Tuesday, October 2, 2012
Yoshimichi Furukawa’s Darkside Blues, movie review by Travis Hedge Coke
In a time of corporate rule and oppressive, violent poverty, what we need is… dream therapy? If pretty anachronisms arriving by horse-drawn carriage out of an impressive hole in the depths of Tokyo’s slums is to be believed. Or, did he ride down from the moon? It’s difficult to follow amidst all the corruption.
Plenty of connective tissues, chains of causes to arrive us at an effect, are done without in Darkside Blues. It is not dream logic, though the way causality is obliquely addressed, maybe it is lucid dream logic. It is too comedic to be nightmarish, too simple, but knowing it should be horrific, and instead seeing only a pantomime, is somehow more disturbing.
Hotels, in the movie, work the way the idea works; you go in and go to the room you intend. There are no intermediate steps.
A world-dominating corporation called Persona, threatened by dream therapy.
The song for which the movie is named is performed with the kind of artifice that makes it feel all the more genuine, and is forgotten nearly as soon as it has finished.
Everything, even the most ludicrous, is taken in stride, so jaded are the citizens of the Tokyo Darkside, and their elitist counterparts, the ruling family of Earth. But, with all that acceptance, even the assassin Enji cannot take his pseudo-ethnicized “Africa” gear. Enji may be the virtual Doubting Thomas here, though, as he is overly delighted to see someone bleed red once he’s thrown a flower into their chest.
Maybe these things should not be taken for granted.

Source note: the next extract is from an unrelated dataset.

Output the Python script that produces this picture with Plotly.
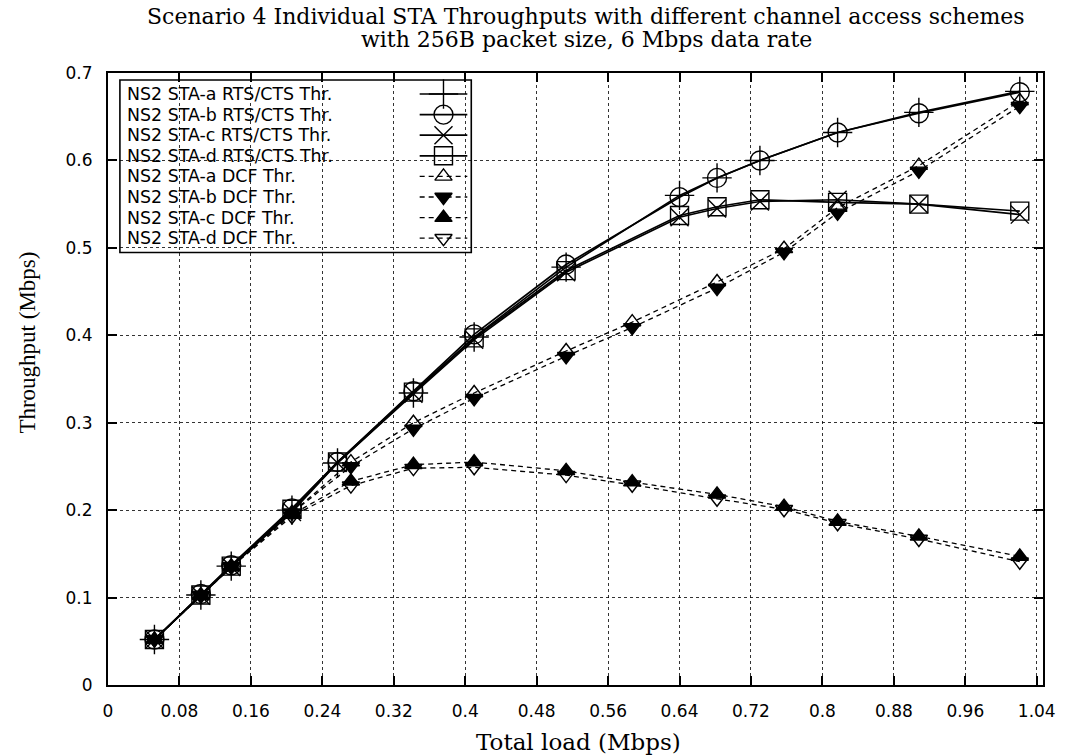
import plotly.graph_objects as go

# ---------------- data ----------------
rts_load = [0.052, 0.104, 0.138, 0.206, 0.257, 0.342, 0.41, 0.513, 0.64, 0.682, 0.73, 0.817, 0.908, 1.021]
rts_sta_a = [0.052, 0.103, 0.136, 0.200, 0.254, 0.334, 0.398, 0.478, 0.560, 0.580, 0.600, 0.632, 0.655, 0.679]
rts_sta_b = [0.052, 0.104, 0.137, 0.202, 0.255, 0.336, 0.401, 0.481, 0.558, 0.580, 0.600, 0.632, 0.654, 0.678]
rts_sta_c = [0.052, 0.102, 0.135, 0.198, 0.254, 0.333, 0.395, 0.472, 0.535, 0.545, 0.553, 0.555, 0.550, 0.538]
rts_sta_d = [0.052, 0.103, 0.136, 0.201, 0.255, 0.335, 0.397, 0.474, 0.537, 0.547, 0.555, 0.552, 0.550, 0.542]

dcf_load = [0.052, 0.104, 0.138, 0.206, 0.272, 0.342, 0.41, 0.513, 0.587, 0.682, 0.757, 0.817, 0.908, 1.021]
dcf_sta_a = [0.052, 0.103, 0.136, 0.197, 0.255, 0.300, 0.334, 0.382, 0.415, 0.461, 0.499, 0.546, 0.594, 0.668]
dcf_sta_b = [0.052, 0.103, 0.136, 0.197, 0.250, 0.293, 0.328, 0.376, 0.409, 0.454, 0.495, 0.540, 0.588, 0.662]
dcf_sta_c = [0.052, 0.102, 0.135, 0.195, 0.233, 0.252, 0.255, 0.245, 0.232, 0.218, 0.204, 0.187, 0.170, 0.147]
dcf_sta_d = [0.052, 0.102, 0.135, 0.193, 0.228, 0.248, 0.249, 0.240, 0.229, 0.213, 0.201, 0.185, 0.167, 0.141]

series_names = [
    "NS2 STA-a RTS/CTS Thr.", "NS2 STA-b RTS/CTS Thr.", "NS2 STA-c RTS/CTS Thr.", "NS2 STA-d RTS/CTS Thr.",
    "NS2 STA-a DCF Thr.", "NS2 STA-b DCF Thr.", "NS2 STA-c DCF Thr.", "NS2 STA-d DCF Thr.",
]
x_ticks = [0, 0.08, 0.16, 0.24, 0.32, 0.4, 0.48, 0.56, 0.64, 0.72, 0.8, 0.88, 0.96, 1.04]
x_tick_labels = ["0", "0.08", "0.16", "0.24", "0.32", "0.4", "0.48", "0.56", "0.64", "0.72", "0.8", "0.88", "0.96", "1.04"]
y_ticks = [0, 0.1, 0.2, 0.3, 0.4, 0.5, 0.6, 0.7]
y_tick_labels = ["0", "0.1", "0.2", "0.3", "0.4", "0.5", "0.6", "0.7"]
title_line1 = "Scenario 4 Individual STA Throughputs with different channel access schemes"
title_line2 = "with 256B packet size, 6 Mbps data rate"
x_title = "Total load (Mbps)"
y_title = "Throughput (Mbps)"

# ---------------- layout helpers ----------------
W, H = 1068, 756
ML, MR, MT, MB = 108, 18, 73, 71
PW, PH = W - ML - MR, H - MT - MB


def px_x(p):  # pixel -> paper x
    return (p - ML) / PW


def px_y(p):  # pixel -> paper y
    return (H - MB - p) / PH


SERIF = "DejaVu Serif"
SANS = "DejaVu Sans"

xs = [rts_load] * 4 + [dcf_load] * 4
ys = [rts_sta_a, rts_sta_b, rts_sta_c, rts_sta_d, dcf_sta_a, dcf_sta_b, dcf_sta_c, dcf_sta_d]
symbols = ["cross-thin-open", "circle-open", "x-thin-open", "square-open",
           "triangle-up-open", "triangle-down", "triangle-up", "triangle-down-open"]
sizes = [21, 19, 18, 18, 15, 15, 15, 15]
dashes = ["solid"] * 4 + ["5px,4px"] * 4
lwidths = [1.7] * 4 + [1.3] * 4

fig = go.Figure()
for name, x, y, sym, sz, dsh, lw in zip(series_names, xs, ys, symbols, sizes, dashes, lwidths):
    fig.add_trace(go.Scatter(
        x=x, y=y, mode="lines+markers", name=name, showlegend=False,
        line=dict(color="black", width=lw, dash=dsh),
        marker=dict(symbol=sym, size=sz, color="black",
                    line=dict(color="black", width=1.4)),
    ))

# ---------------- gnuplot-like key: text left, sample right ----------------
row_first, row_step = 94, 20.6
box_x0, box_x1 = px_x(120), px_x(474)
box_y0, box_y1 = px_y(row_first + row_step * 7.5 + 4), px_y(80)
text_x = px_x(126)
samp_x0, samp_x1 = px_x(422), px_x(470)
fig.add_shape(type="rect", xref="paper", yref="paper", x0=box_x0, x1=box_x1, y0=box_y0, y1=box_y1,
              line=dict(color="black", width=1.6), fillcolor="white", layer="below")
for i, (name, sym, sz, dsh, lw) in enumerate(zip(series_names, symbols, sizes, dashes, lwidths)):
    yc = px_y(row_first + row_step * i)
    fig.add_annotation(x=text_x, y=yc, xref="paper", yref="paper", text=name,
                       showarrow=False, xanchor="left", yanchor="middle", borderpad=0,
                       font=dict(family=SANS, size=17.4, color="black"))
    fig.add_trace(go.Scatter(
        x=[samp_x0, samp_x1], y=[yc, yc],
        xaxis="x2", yaxis="y2", mode="lines", showlegend=False, hoverinfo="skip",
        line=dict(color="black", width=lw, dash=dsh),
    ))
    fig.add_trace(go.Scatter(
        x=[(samp_x0 + samp_x1) / 2], y=[yc],
        xaxis="x2", yaxis="y2", mode="markers", showlegend=False, hoverinfo="skip",
        marker=dict(symbol=sym, size=sz, color="black", line=dict(color="black", width=1.4)),
    ))

# ---------------- titles ----------------
fig.add_annotation(x=px_x(590), y=px_y(16), xref="paper", yref="paper", text=title_line1,
                   showarrow=False, xanchor="center", yanchor="middle",
                   font=dict(family=SERIF, size=22, color="black"))
fig.add_annotation(x=px_x(590), y=px_y(40), xref="paper", yref="paper", text=title_line2,
                   showarrow=False, xanchor="center", yanchor="middle",
                   font=dict(family=SERIF, size=22, color="black"))
fig.add_annotation(x=px_x(582), y=px_y(742), xref="paper", yref="paper", text=x_title,
                   showarrow=False, xanchor="center", yanchor="middle",
                   font=dict(family=SERIF, size=23, color="black"))
fig.add_annotation(x=px_x(26), y=px_y(343), xref="paper", yref="paper", text=y_title,
                   showarrow=False, xanchor="center", yanchor="middle", textangle=-90,
                   font=dict(family="Liberation Serif", size=23, color="black"))

axis_common = dict(
    showline=True, linecolor="black", linewidth=2, mirror="ticks",
    ticks="inside", ticklen=9, tickwidth=1.5, tickcolor="black",
    showgrid=True, gridcolor="rgba(0,0,0,0.8)", griddash="dot", gridwidth=1,
    zeroline=False,
    tickfont=dict(family=SANS, size=17, color="black"),
)

fig.update_layout(
    width=W, height=H,
    paper_bgcolor="white", plot_bgcolor="white",
    margin=dict(l=ML, r=MR, t=MT, b=MB),
    xaxis=dict(range=[0, 1.047], tickvals=x_ticks, ticktext=x_tick_labels,
               ticklabelstandoff=10, **axis_common),
    yaxis=dict(range=[0, 0.7], tickvals=y_ticks, ticktext=y_tick_labels,
               ticklabelstandoff=10, **axis_common),
    xaxis2=dict(range=[0, 1], overlaying="x", visible=False, fixedrange=True),
    yaxis2=dict(range=[0, 1], overlaying="y", visible=False, fixedrange=True),
    showlegend=False,
)

fig.write_html("out.html")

The cleanest characters in the movie, a terrorist and a former doctor, have a conversation about the worst eating you have to endure in the pursuit of justice; it slides off into a cataloging of atrocities visited on various peoples in the name of corporate growth, nuclear and biological warfare, a peace “rotten to the core” and the general cowardice of the tired human being.
Peace, or lunch, maybe should be questioned and approached as carefully as entering a strange building with rooms but no hallways, staircases that reach out and grab you, weird doctors wearing dickies as they descend from a hole that breaches the sky and the earth, the stars and the pavement, to come visit a ghetto.